Far as I know, Chuck Schilling is of no relation to the much more famous pitcher Curt Schilling. What I do know is that Chuck Schilling was not a socker. He hit just 8 home runs in 1963, with a .234 batting average and .610 OPS… 1963 was actually the last time Chuck would be above replacement level.
Meanwhile, Yaz had an awesome 1963, winning his first batting title and leading the American League in hits, doubles, walks, and OBP. It was also Yaz’s first All-Star nod. Schilling hit those 8 HR… and was worth 1 WAR with the glove. The poor OPS wasn’t enough to make Schilling valuable, though. He was worth a mere 0.2 WAR in 146 games. He’d been about just as good with the glove in 1962, but even worse with the bat.
That all being said, Topps did have reason to believe that Schilling may eventually find his stroke at the major league level. After all, Schilling did bat .340 in the D league (today's A ball) and .314 at AAA. Those are obviously good marks. That offensive potential never came to be realized in the Majors. But, you can understand their optimism based on those past minor league performances.

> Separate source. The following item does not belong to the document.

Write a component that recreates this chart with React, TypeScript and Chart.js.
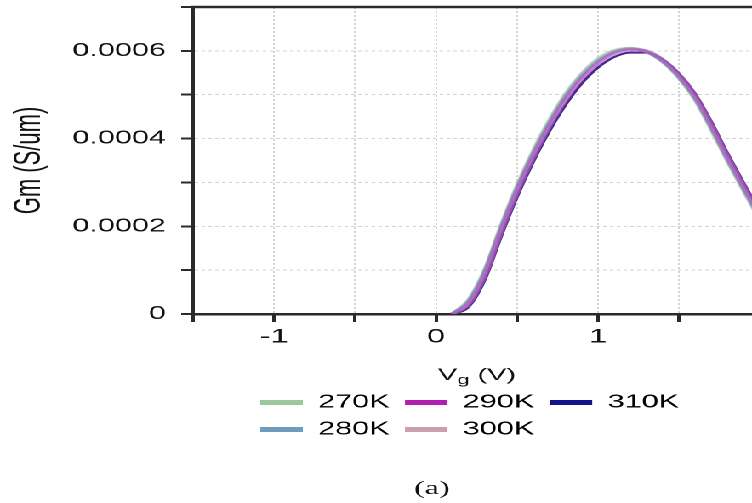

However, Chuck Schilling DID have one very good season in MLB. That was his rookie year in 1961. Despite a mere .666 OPS, Schilling did have a .340 on-base percentage in a league-leading 737 plate appearances that year. His baseball stats didn’t look bad at all for a defensive-minded second baseman either: .259 batting average, 5 HR, 62 RBI, plus 7 stolen bases. However, he was caught 6 times, so his stolen bases weren’t so valuable.
But, where Schilling really shined in 1961 was with the glove. He led the league in assists at second base, 2nd in double plays turned, and was worth a whopping SIXTEEN runs above average by Total Zone at the keystone. Obviously, that final stat led the league. Had they been awarded at the time, Schilling would’ve won the Gold Glove, and it would’ve been entirely deserved. His defensive WAR? 1.9!
Schilling sort of rebounded as a bench player in 1965 before being traded after the season to the Minnesota Twins. He’d be on the Twins roster to start 1966 - as rosters were allowed to have 28 players until May 15. But, when the rosters reverted to 25 men, he retired rather than be forced to accept a minor league assignment.
Chuck Schilling did OK for himself after that, teaching high-school math on Long Island and playing competitive softball all the way until he was 69. As of 2020, Chuck Schilling is still with us. Had Schilling not suffered that wrist injury, it’s likely he would’ve stuck around as a Gold Glove-caliber second baseman for quite a few years. Fortunately, we have this and other baseball cards to remember his career by.
Thanks for the memories, Chuck Schilling!